**Data:**
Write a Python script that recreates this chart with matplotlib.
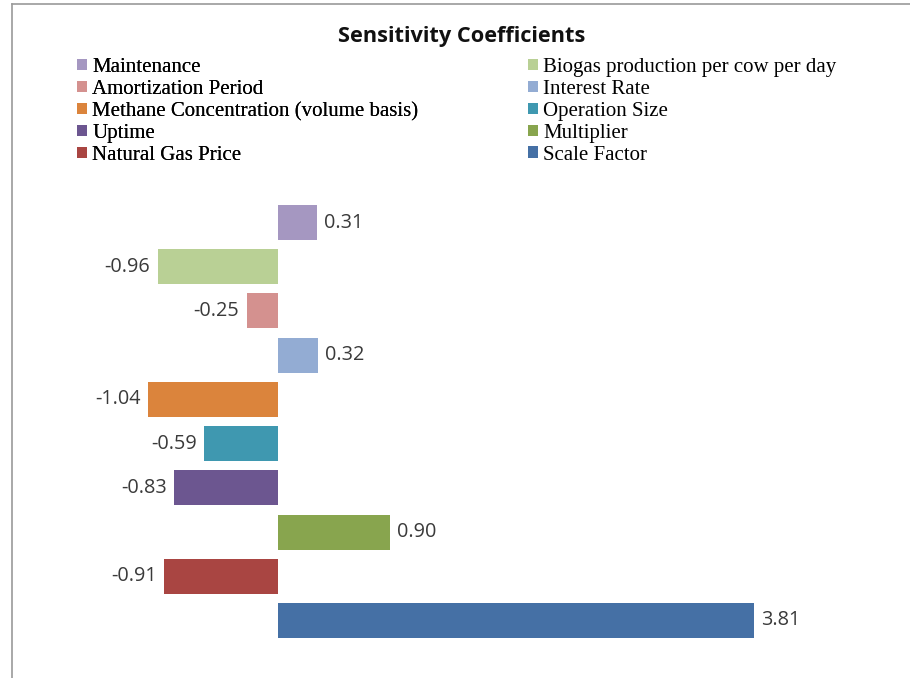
import matplotlib
matplotlib.use("Agg")
import matplotlib.pyplot as plt
from matplotlib.lines import Line2D

W, H, DPI = 910, 678, 100

factors = ["Maintenance", "Biogas production per cow per day", "Amortization Period",
           "Interest Rate", "Methane Concentration (volume basis)", "Operation Size",
           "Uptime", "Multiplier", "Natural Gas Price", "Scale Factor"]
coeffs = [0.31, -0.96, -0.25, 0.32, -1.04, -0.59, -0.83, 0.90, -0.91, 3.81]
colors = ["#a597c1", "#b9d095", "#d4918f", "#93acd3", "#db843c",
          "#3f98b0", "#6c5690", "#88a54e", "#a94542", "#4570a5"]

fig = plt.figure(figsize=(W / DPI, H / DPI), dpi=DPI)
fig.patch.set_facecolor("white")

# plot area placed in pixels: zero at x=278, 124.9 px per unit
ppu = 124.9
x0, x1 = -2.0, 5.0
left_px = 278 + x0 * ppu
right_px = 278 + x1 * ppu
pitch = 44.2
top_px = 222.5 - 0.6 * pitch
bot_px = 620.5 + 0.6 * pitch
ax = fig.add_axes([left_px / W, 1 - bot_px / H, (right_px - left_px) / W, (bot_px - top_px) / H])
ax.set_xlim(x0, x1)
ax.set_ylim(len(factors) - 1 + 0.6, -0.6)
ax.axis("off")

ypos = list(range(len(factors)))
bars = ax.barh(ypos, coeffs, height=0.79, color=colors, edgecolor="none")

for y, v in zip(ypos, coeffs):
    off, ha = (5, "left") if v >= 0 else (-5.5, "right")
    ax.annotate(f"{v:.2f}", (v, y), xytext=(off, 0), textcoords="offset points",
                ha=ha, va="center", fontsize=14.3, family="Open Sans", color="#3a3a3a")

fig.text(462 / W, 1 - 42 / H, "Sensitivity Coefficients", ha="center", va="baseline",
         fontsize=15.7, fontweight="bold", family="Open Sans", color="#111111")

# two legend columns, filled row by row
legkw = dict(frameon=False, loc="upper left", prop={"family": "Liberation Serif", "size": 15},
             handlelength=0.48, handleheight=0.48, handletextpad=0.25, labelspacing=0.14,
             borderpad=0, borderaxespad=0)
handles = list(bars)
leg1 = fig.legend([handles[i] for i in range(0, 10, 2)], [factors[i] for i in range(0, 10, 2)],
                  bbox_to_anchor=(77 / W, 1 - 58 / H), **legkw)
fig.add_artist(leg1)
fig.legend([handles[i] for i in range(1, 10, 2)], [factors[i] for i in range(1, 10, 2)],
           bbox_to_anchor=(528 / W, 1 - 58 / H), **legkw)

# chart frame edges
fig.add_artist(Line2D([12 / W, 1], [1 - 4 / H, 1 - 4 / H], color="#9a9a9a", lw=1.2))
fig.add_artist(Line2D([12 / W, 12 / W], [0, 1 - 4 / H], color="#9a9a9a", lw=1.2))

fig.savefig("out.png", dpi=DPI, facecolor="white")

**Short task:**
Up to and including the line containing "W, H, DPI = 910, 678, 100", repeat every line from the start of the data, but none of the pictures.

**Task solution:**
Write a Python script that recreates this chart with matplotlib.
import matplotlib
matplotlib.use("Agg")
import matplotlib.pyplot as plt
from matplotlib.lines import Line2D

W, H, DPI = 910, 678, 100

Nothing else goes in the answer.